Member of Parliament-Loksabha
- In office 1952–1957
- Preceded by: Office Created
- Succeeded by: Bhausaheb Raosaheb Mahagaonkar
- Constituency: Kolhapur.

Personal details
- Born: 1 August 1903
- Died: 26 December 1963 (aged 60)
- Party: Independent

= Balasaheb Hanumantrao Khardekar =

Indian politician

Balasaheb Hanumantrao Khardekar (Also known as Balasaheb Hanmantrao Khardekar) (1 August 1903 – 26 December 1963) was an educationist and politician who represented Kolhapur as a Member of Parliament in the 1st Lok Sabha. He was also member of constituent assembly representing Bombay States.

==Background==
Khardekar was born in Bombay Presidency, British India on 1 August 1903. He was educated from the University of Bombay and Cambridge University with a degree in law.
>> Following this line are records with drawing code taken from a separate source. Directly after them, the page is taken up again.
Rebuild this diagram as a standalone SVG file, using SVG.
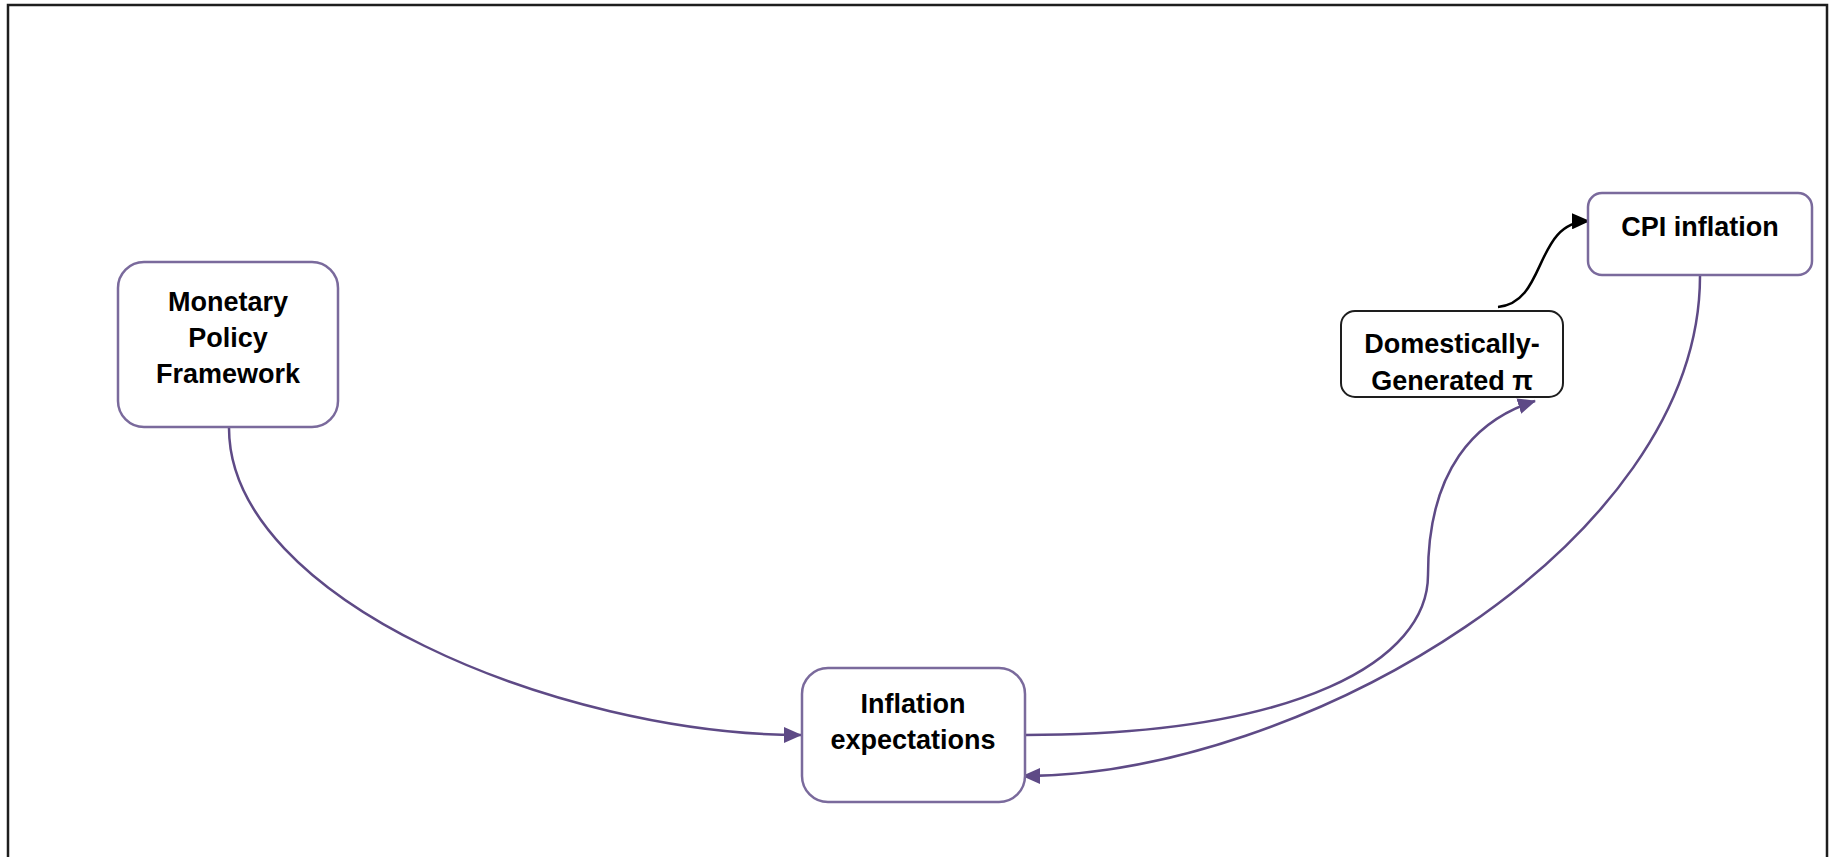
<svg xmlns="http://www.w3.org/2000/svg" width="1832" height="857" viewBox="0 0 1832 857">
  <style>
    .box { fill: #ffffff; stroke: #7a6a9c; stroke-width: 2.5; }
    .box-dark { fill: #ffffff; stroke: #1e1e1e; stroke-width: 2; }
    .label { font-family: "Liberation Sans", Arial, sans-serif; font-weight: bold; font-size: 27px; fill: #000000; text-anchor: middle; }
    .link { fill: none; stroke: #5e4a86; stroke-width: 2.5; }
    .link-dark { fill: none; stroke: #000000; stroke-width: 2.5; }
  </style>
  <defs>
    <marker id="arrow-purple" viewBox="0 0 18 16" refX="17" refY="8" markerWidth="18" markerHeight="16" markerUnits="userSpaceOnUse" orient="auto">
      <path d="M0,0 L18,8 L0,16 Z" fill="#5e4a86"/>
    </marker>
    <marker id="arrow-black" viewBox="0 0 18 16" refX="17" refY="8" markerWidth="18" markerHeight="16" markerUnits="userSpaceOnUse" orient="auto">
      <path d="M0,0 L18,8 L0,16 Z" fill="#000000"/>
    </marker>
  </defs>

  <rect width="1832" height="857" fill="#ffffff"/>
  <!-- outer frame, open at the bottom -->
  <path d="M8,857 V5 H1827 V857" fill="none" stroke="#1e1e1e" stroke-width="2.5"/>

  <g id="connectors">
    <path class="link" d="M229,428 C229,600 560,735 801,735" marker-end="url(#arrow-purple)"/>
    <path class="link" d="M1025,735 C1300,735 1428,660 1428,575 C1428,470 1475,420 1535,401" marker-end="url(#arrow-purple)"/>
    <path class="link" d="M1700,276 C1700,545 1300,776 1023,776" marker-end="url(#arrow-purple)"/>
    <path class="link-dark" d="M1498,307 C1548,302 1533,222 1589,221" marker-end="url(#arrow-black)"/>
  </g>

  <g id="monetary-policy-framework">
    <rect class="box" x="118" y="262" width="220" height="165" rx="26"/>
    <text class="label" x="228" y="311">Monetary</text>
    <text class="label" x="228" y="347">Policy</text>
    <text class="label" x="228" y="383">Framework</text>
  </g>

  <g id="inflation-expectations">
    <rect class="box" x="802" y="668" width="223" height="134" rx="26"/>
    <text class="label" x="913" y="713">Inflation</text>
    <text class="label" x="913" y="749">expectations</text>
  </g>

  <g id="domestically-generated">
    <rect class="box-dark" x="1341" y="311" width="222" height="86" rx="14"/>
    <text class="label" x="1452" y="353">Domestically-</text>
    <text class="label" x="1452" y="390">Generated π</text>
  </g>

  <g id="cpi-inflation">
    <rect class="box" x="1588" y="193" width="224" height="82" rx="14"/>
    <text class="label" x="1700" y="236">CPI inflation</text>
  </g>
</svg>
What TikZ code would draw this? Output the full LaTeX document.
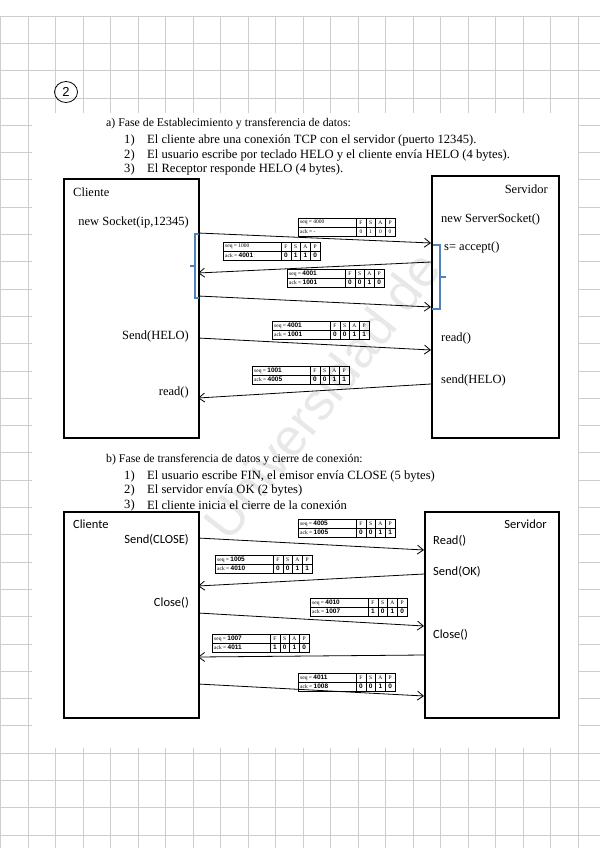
\documentclass[tikz,border=0pt]{standalone}
\usepackage{fontspec}
\setmainfont{Liberation Serif}
\newfontfamily\calib{Carlito}
\newfontfamily\handf{Liberation Sans}
\usetikzlibrary{arrows.meta,shapes.geometric}
\definecolor{gridc}{RGB}{205,205,205}
\definecolor{bracec}{RGB}{79,129,189}
\newcommand\tl{\fontsize{5.5}{6}\selectfont}
\newcommand\hw[1]{{\handf\bfseries\fontsize{6.5}{7}\selectfont #1}}
\newcommand\segtab[9]{%
\begin{scope}[shift={(#2,#3)}]
\draw[tabl] (0,0) rectangle (97,18);
\draw[tabl] (0,9) -- (97,9);
\draw[tabl] (58,0) -- (58,18);
\draw[tabl] (67.75,0) -- (67.75,18);
\draw[tabl] (77.5,0) -- (77.5,18);
\draw[tabl] (87.25,0) -- (87.25,18);
\node[tcell,anchor=west] (#1-seq) at (2,4.5) {seq = #4};
\node[tcell,anchor=west] (#1-ack) at (2,13.5) {ack = #5};
\node[tcell] (#1-hF) at (62.9,4.5) {F};
\node[tcell] (#1-hS) at (72.6,4.5) {S};
\node[tcell] (#1-hA) at (82.4,4.5) {A};
\node[tcell] (#1-hP) at (92.1,4.5) {P};
\node[tcell] (#1-vF) at (62.9,13.5) {#6};
\node[tcell] (#1-vS) at (72.6,13.5) {#7};
\node[tcell] (#1-vA) at (82.4,13.5) {#8};
\node[tcell] (#1-vP) at (92.1,13.5) {#9};
\end{scope}}
\begin{document}
\begin{tikzpicture}[x=1pt,y=-1pt,
  tabl/.style={line width=0.45pt},
  tcell/.style={inner sep=0pt,font=\tl},
  lane/.style={draw,line width=1.8pt,anchor=north west,inner sep=0pt},
  msg/.style={line width=0.8pt,-{Straight Barb[length=6pt,width=9pt]}},
  brace/.style={draw=bracec,line width=2.2pt},
  htxt/.style={inner sep=0pt,font=\fontsize{11.8}{13}\selectfont},
  txt/.style={inner sep=0pt,font=\fontsize{12.6}{14}\selectfont},
  lbl/.style={inner sep=0pt,font=\fontsize{12.5}{14}\selectfont},
  slbl/.style={inner sep=0pt,font=\calib\fontsize{12.5}{14}\selectfont}]
\useasboundingbox (0,0) rectangle (600,848);
\fill[white] (0,0) rectangle (600,848);
% grid paper
\foreach \i in {0,...,21} \draw[gridc,line width=0.7pt] (\i*27.5+0.5,16) -- (\i*27.5+0.5,848);
\foreach \j in {0,...,30} \draw[gridc,line width=0.7pt] (0,16+\j*27.3) -- (600,16+\j*27.3);
% pasted sheet
\fill[white] (32,113) rectangle (578,748);
% circled number
\node[draw,ellipse,line width=0.8pt,minimum width=23,minimum height=21,inner sep=0pt,font=\handf\fontsize{13}{14}\selectfont] (num) at (66,92) {2};
% watermark
\node[rotate=52,text=gray!18,font=\handf\fontsize{52}{56}\selectfont,inner sep=0pt] (wm) at (322,395) {Universidad de};
% ---------- section a ----------
\node[htxt,anchor=west] (ha) at (106,124) {a) Fase de Establecimiento y transferencia de datos:};
\node[txt,anchor=west] (na1) at (124,140) {1)};
\node[txt,anchor=west] (ta1) at (147,140) {El cliente abre una conexión TCP con el servidor (puerto 12345).};
\node[txt,anchor=west] (na2) at (124,155) {2)};
\node[txt,anchor=west] (ta2) at (147,155) {El usuario escribe por teclado HELO y el cliente envía HELO (4 bytes).};
\node[txt,anchor=west] (na3) at (124,169) {3)};
\node[txt,anchor=west] (ta3) at (147,169) {El Receptor responde HELO (4 bytes).};

\node[lane,minimum width=135,minimum height=259] (cliA) at (63,178) {};
\node[lane,minimum width=127,minimum height=262] (srvA) at (431,175) {};

\node[lbl,anchor=west] (cA0) at (73,192) {Cliente};
\node[lbl,anchor=east] (cA1) at (189,222) {new Socket(ip,12345)};
\node[lbl,anchor=east] (cA2) at (189,336) {Send(HELO)};
\node[lbl,anchor=east] (cA3) at (189,392) {read()};
\node[lbl,anchor=east] (sA0) at (548,189) {Servidor};
\node[lbl,anchor=west] (sA1) at (441,219) {new ServerSocket()};
\node[lbl,anchor=west] (sA2) at (444,247) {s= accept()};
\node[lbl,anchor=west] (sA3) at (441,338) {read()};
\node[lbl,anchor=west] (sA4) at (441,380) {send(HELO)};

% braces
\draw[brace] (199,234) -- (195,234) -- (195,298) -- (199,298);
\draw[brace] (195,266) -- (190,266);
\draw[brace] (433,245) -- (440,245) -- (440,309) -- (432,309);
\draw[brace] (440,277) -- (446,277);

\coordinate (a1s) at (198,233); \coordinate (a1e) at (431,243);
\coordinate (a2s) at (431,262); \coordinate (a2e) at (198,273);
\coordinate (a3s) at (198,296); \coordinate (a3e) at (431,307);
\coordinate (a4s) at (198,338); \coordinate (a4e) at (431,350);
\coordinate (a5s) at (431,384); \coordinate (a5e) at (198,398);
\draw[msg] (a1s) -- (a1e);
\draw[msg] (a2s) -- (a2e);
\draw[msg] (a3s) -- (a3e);
\draw[msg] (a4s) -- (a4e);
\draw[msg] (a5s) -- (a5e);

\segtab{A1}{298}{218}{4000}{-}{0}{1}{0}{0}
\segtab{A2}{223}{242}{1000}{\hw{4001}}{\hw0}{\hw1}{\hw1}{\hw0}
\segtab{A3}{287}{269}{\hw{4001}}{\hw{1001}}{\hw0}{\hw0}{\hw1}{\hw0}
\segtab{A4}{272}{321}{\hw{4001}}{\hw{1001}}{\hw0}{\hw0}{\hw1}{\hw1}
\segtab{A5}{252}{366}{\hw{1001}}{\hw{4005}}{\hw0}{\hw0}{\hw1}{\hw1}

% ---------- section b ----------
\node[htxt,anchor=west] (hb) at (106,460) {b) Fase de transferencia de datos y cierre de conexión:};
\node[txt,anchor=west] (nb1) at (124,476) {1)};
\node[txt,anchor=west] (tb1) at (147,476) {El usuario escribe FIN, el emisor envía CLOSE (5 bytes)};
\node[txt,anchor=west] (nb2) at (124,490) {2)};
\node[txt,anchor=west] (tb2) at (147,490) {El servidor envía OK (2 bytes)};
\node[txt,anchor=west] (nb3) at (124,505) {3)};
\node[txt,anchor=west] (tb3) at (147,505) {El cliente inicia el cierre de la conexión};

\node[lane,minimum width=135,minimum height=206] (cliB) at (63,511) {};
\node[lane,minimum width=134,minimum height=206] (srvB) at (424,511) {};

\node[slbl,anchor=west] (cB0) at (73,524) {Cliente};
\node[slbl,anchor=east] (cB1) at (189,540) {Send(CLOSE)};
\node[slbl,anchor=east] (cB2) at (189,603) {Close()};
\node[slbl,anchor=east] (sB0) at (547,524) {Servidor};
\node[slbl,anchor=west] (sB1) at (433,541) {Read()};
\node[slbl,anchor=west] (sB2) at (433,572) {Send(OK)};
\node[slbl,anchor=west] (sB3) at (433,635) {Close()};

\coordinate (b1s) at (198,538); \coordinate (b1e) at (424,550);
\coordinate (b2s) at (424,574); \coordinate (b2e) at (198,586);
\coordinate (b3s) at (198,613); \coordinate (b3e) at (424,626);
\coordinate (b4s) at (424,655); \coordinate (b4e) at (198,657);
\coordinate (b5s) at (198,684); \coordinate (b5e) at (424,696);
\draw[msg] (b1s) -- (b1e);
\draw[msg] (b2s) -- (b2e);
\draw[msg] (b3s) -- (b3e);
\draw[msg] (b4s) -- (b4e);
\draw[msg] (b5s) -- (b5e);

\segtab{B1}{298}{519}{\hw{4005}}{\hw{1005}}{\hw0}{\hw0}{\hw1}{\hw1}
\segtab{B2}{215}{555}{\hw{1005}}{\hw{4010}}{\hw0}{\hw0}{\hw1}{\hw1}
\segtab{B3}{310}{598}{\hw{4010}}{\hw{1007}}{\hw1}{\hw0}{\hw1}{\hw0}
\segtab{B4}{212}{634}{\hw{1007}}{\hw{4011}}{\hw1}{\hw0}{\hw1}{\hw0}
\segtab{B5}{298}{673}{\hw{4011}}{\hw{1008}}{\hw0}{\hw0}{\hw1}{\hw0}
\end{tikzpicture}
\end{document}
He was a teacher by vocation and served as principal of Rajaram College, Kolhapur from 1940 to 1944.

==Public life==
Khardekar was member of Constituent assembly representing Bombay States. He was opposed to prohibition as a constitutional measure. He was elected a Member of Parliament for the First Lok Sabha in 1952. He represented the Kolhapur constituency as an independent.